You Will Know Me by Megan Abbott
My rating: 4 of 5 stars
When I was younger, I took dance classes. I started ballet when I was three, adding tap and jazz along the way. I participated in recitals and private lessons and even competed. The world of competitive dance was too much for me, and while I did love dancing, I did not love everything that came with it.
As I read, You Will Know Me, I was reminded of that world all over again.
Of course, I was not as focused or determined as Devon was. Nor were my parents as single mindedly dedicated to dancing as hers were. But to say that this book is solely about competitive gymnastics is doing it a disservice.
Yes, the plot is centered around the Knox family. Specifically Devon and her pursuit of making the Olympic Gymnastic team. However, at the heart of this book is an examination of parenthood and marriage. So much so, that we really see this entire world through the eyes of the mother, Katie.
Both being a parent, and being married are complicated endeavors.
Katie and Eric seem to have a solid marriage. One built on compromise and partnership. One where they both juggle to make sure their children’s needs are met. After all, training to become an Olympic athlete takes dedication, hard work and single minded focus. From the entire family.
We see how this pursuit unites them against the world. And then we see how it also threatens to unravel them. “It doesn’t matter whose dream it is,” she said, “Just that it’s a dream.”
An accident brought gymnastics into their lives. One where maybe guilt and a feeling of responsibility hold the family hostage to the pursuit of this dream. Another accident threatens to unravel everything they’ve worked towards.

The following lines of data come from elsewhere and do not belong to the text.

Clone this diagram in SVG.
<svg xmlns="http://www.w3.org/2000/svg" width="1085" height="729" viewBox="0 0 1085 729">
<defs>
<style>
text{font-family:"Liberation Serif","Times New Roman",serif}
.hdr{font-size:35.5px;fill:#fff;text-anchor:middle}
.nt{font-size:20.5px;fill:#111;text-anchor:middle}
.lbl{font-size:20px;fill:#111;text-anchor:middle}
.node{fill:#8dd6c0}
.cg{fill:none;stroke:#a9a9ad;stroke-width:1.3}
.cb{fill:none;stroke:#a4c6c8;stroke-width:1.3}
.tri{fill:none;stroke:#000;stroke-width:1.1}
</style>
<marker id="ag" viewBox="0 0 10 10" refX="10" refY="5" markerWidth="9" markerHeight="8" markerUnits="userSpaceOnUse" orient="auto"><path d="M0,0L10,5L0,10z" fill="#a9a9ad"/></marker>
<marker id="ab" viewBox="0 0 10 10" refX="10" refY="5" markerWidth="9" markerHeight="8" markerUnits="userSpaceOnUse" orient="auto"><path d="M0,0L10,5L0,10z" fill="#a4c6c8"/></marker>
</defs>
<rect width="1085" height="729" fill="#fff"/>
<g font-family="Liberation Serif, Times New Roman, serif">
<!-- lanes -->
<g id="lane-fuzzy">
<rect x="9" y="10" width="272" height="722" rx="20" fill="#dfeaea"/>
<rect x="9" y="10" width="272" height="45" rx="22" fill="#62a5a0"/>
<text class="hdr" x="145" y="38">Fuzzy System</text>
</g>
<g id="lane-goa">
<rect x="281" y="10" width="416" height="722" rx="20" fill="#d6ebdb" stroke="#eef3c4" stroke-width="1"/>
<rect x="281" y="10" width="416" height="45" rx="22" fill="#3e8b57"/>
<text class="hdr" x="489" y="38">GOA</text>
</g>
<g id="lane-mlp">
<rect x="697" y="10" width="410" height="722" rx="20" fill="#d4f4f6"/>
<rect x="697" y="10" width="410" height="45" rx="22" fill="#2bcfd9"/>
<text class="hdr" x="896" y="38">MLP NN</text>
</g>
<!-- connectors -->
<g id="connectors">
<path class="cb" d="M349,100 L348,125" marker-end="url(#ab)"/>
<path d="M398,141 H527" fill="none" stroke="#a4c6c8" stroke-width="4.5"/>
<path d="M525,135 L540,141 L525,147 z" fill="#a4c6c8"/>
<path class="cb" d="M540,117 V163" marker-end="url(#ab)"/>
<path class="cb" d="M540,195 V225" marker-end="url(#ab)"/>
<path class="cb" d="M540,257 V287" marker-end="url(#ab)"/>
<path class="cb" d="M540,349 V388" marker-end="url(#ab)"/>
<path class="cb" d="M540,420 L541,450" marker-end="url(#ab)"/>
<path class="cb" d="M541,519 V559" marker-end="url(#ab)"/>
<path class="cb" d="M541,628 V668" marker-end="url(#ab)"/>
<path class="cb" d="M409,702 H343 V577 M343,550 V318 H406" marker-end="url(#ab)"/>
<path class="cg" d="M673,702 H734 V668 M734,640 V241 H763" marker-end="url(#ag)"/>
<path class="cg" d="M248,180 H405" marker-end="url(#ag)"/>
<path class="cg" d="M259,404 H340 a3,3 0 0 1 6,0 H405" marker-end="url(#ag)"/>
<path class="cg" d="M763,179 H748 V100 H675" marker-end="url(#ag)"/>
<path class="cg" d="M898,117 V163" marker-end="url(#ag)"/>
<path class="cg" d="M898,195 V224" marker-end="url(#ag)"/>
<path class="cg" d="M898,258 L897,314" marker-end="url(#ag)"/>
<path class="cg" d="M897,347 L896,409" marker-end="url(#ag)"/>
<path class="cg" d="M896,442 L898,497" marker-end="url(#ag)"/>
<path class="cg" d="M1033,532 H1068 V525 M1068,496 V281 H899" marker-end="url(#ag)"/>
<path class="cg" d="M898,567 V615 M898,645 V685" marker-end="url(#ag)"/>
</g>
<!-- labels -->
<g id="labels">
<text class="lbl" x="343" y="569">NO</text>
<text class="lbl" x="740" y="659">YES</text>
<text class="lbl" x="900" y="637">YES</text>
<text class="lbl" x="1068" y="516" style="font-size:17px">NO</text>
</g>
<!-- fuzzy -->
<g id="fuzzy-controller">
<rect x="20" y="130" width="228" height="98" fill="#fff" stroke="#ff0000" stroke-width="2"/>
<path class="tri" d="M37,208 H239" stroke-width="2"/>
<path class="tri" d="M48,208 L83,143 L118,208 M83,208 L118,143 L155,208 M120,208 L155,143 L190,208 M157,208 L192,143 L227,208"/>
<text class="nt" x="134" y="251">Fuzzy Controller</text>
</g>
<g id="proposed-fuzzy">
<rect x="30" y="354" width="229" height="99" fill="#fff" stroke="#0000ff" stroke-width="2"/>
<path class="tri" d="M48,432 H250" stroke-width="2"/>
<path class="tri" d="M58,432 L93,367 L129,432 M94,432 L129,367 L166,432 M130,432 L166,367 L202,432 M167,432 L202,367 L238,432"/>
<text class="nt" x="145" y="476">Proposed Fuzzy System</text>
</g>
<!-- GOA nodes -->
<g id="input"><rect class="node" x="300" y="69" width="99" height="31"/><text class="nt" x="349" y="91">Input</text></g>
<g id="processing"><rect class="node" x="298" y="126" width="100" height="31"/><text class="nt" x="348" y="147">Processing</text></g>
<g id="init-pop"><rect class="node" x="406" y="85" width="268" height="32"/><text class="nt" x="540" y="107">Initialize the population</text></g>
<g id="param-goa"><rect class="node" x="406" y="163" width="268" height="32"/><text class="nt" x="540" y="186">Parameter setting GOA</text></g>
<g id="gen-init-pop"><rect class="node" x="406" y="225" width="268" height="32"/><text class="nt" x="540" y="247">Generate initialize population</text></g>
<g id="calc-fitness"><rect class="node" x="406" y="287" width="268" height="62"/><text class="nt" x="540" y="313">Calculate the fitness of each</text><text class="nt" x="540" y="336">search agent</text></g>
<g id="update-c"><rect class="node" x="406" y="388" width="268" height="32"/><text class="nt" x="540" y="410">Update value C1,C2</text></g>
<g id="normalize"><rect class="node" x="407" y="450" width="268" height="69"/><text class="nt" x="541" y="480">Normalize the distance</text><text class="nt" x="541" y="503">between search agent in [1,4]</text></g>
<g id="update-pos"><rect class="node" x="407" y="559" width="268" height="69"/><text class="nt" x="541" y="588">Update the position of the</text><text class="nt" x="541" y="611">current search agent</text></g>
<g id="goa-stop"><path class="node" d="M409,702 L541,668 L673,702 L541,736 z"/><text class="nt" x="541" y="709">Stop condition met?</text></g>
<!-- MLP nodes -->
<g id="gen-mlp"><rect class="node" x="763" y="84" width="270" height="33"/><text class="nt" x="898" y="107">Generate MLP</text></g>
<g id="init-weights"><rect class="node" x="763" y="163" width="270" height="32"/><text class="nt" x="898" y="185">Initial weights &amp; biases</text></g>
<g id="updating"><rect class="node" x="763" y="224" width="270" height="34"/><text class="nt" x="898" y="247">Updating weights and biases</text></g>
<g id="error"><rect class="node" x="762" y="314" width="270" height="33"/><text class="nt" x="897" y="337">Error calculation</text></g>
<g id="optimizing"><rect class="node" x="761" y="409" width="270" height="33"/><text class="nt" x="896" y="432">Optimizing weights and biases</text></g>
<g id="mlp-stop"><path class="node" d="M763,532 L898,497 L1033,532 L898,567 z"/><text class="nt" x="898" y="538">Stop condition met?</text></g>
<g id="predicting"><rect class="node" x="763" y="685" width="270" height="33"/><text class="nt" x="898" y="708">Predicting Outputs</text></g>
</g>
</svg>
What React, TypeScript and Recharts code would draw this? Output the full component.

The use of accident in this book is very interesting to me. The accident that sparked gymnastics to be brought into their lives. The accident that shakes their gymnastic community are the most obvious. But while Katie struggles to keep her family together, the memory of the pregnancy and how that was an accident comes up more than once. That accident not only brought Devon into creation, but also cemented her bond to Eric. Moved him to propose and marry her.
Which I think is important to the character of Katie. She never had a dream. Never had goals. Her life sort of happened to her, was thrust upon her in a series of accidents. Things she didn’t necessarily choose, yet she now struggles to desperately hold on to.
“Remember that kind of wanting? That kind that’s just for yourself? And you don’t even have to feel guilty about it?” “Katie nodded and nodded and nodded, because it felt true even if she couldn’t name the thing she’d wanted.”
She latches onto the dream of marriage, and then the dream of parenthood, and then the dream of Olympic champion. She pursues them and drives towards them, without ever thinking if she really wanted them to begin with. Without understanding what that type of wanting felt like.
That is what threatens Katie at the core. When events begin to unravel the core of her marriage, and threaten to come between her relationship with her daughter, it is not understanding that level of drive and commitment that is hardest for Katie. She cannot understand it, so she cannot understand the decisions made in blind pursuit of it.
“This is what fearlessness looks like, Katie thought. What desire can do.”
We get glimpses of Eric and Devon, of what they see and what they feel and what they want. But only through Katie’s eyes. We see that she sees them as the same, multiple times, a team united, where she has to fight to be let in. The irony is she often excludes her own son, Drew, in her fight to be seen by Devon and Eric. She has to remind herself that the Knox family is made up of four members, not three. She is jealous of their closeness but it also scares her. Fear of being left out, of being left behind, or being not included.
This book is listed as a murder mystery, and at the heart, we do unravel a mystery. But it is also unraveling the mystery or life. They mystery of parenthood. The mystery of marriage.
“Married a long time, you think there will never be any surprises again, at least not those kinds. But you are wrong.”
Megan Abbott shows us that we can hide the truth about those we are closest with. We can be blind to everything but what we want to see. As Katie plunges deeper to solving the murder, the hard truths about her daughter and her husband become almost too much to bear.
But parenting is ferocious, the love you feel for your child primal and urgent. It becomes a matter of protecting them, even if you don’t understand them. “After all, who wouldn’t do anything for one’s child? Especially when that child worked harder and wanted something more than either of them ever had? Who wanted in ways they’d long forgotten how to want or had never known at all?”
The ending to this book felt anticlimactic. We solve the mystery or the murder, but the rest remains unsolved, open and unsatisfying. Maybe that’s because we can solve problems. We can figure out who did a crime. But how do we answer the bigger questions of life? What makes a good marriage? What makes a good parent? When is a dream enough?
“She hadn’t learned, no one had taught her – Katie and Eric hadn’t taught her – that the things you want, you never get them. And if you do, they’re not what you thought they’d be. But you’d still do anything to keep them. Because you’d wanted them for so long.”
This book won’t give you answers to those questions, but it will make you think about them. What lengths would you go for to protect your child? To help them achieve everything they dream of? What would you endure with your spouse? How far would you go for love? What would you forgive?
The answers may surprise you.
I received this book from NetGalley in exchange for an honest and unbiased review.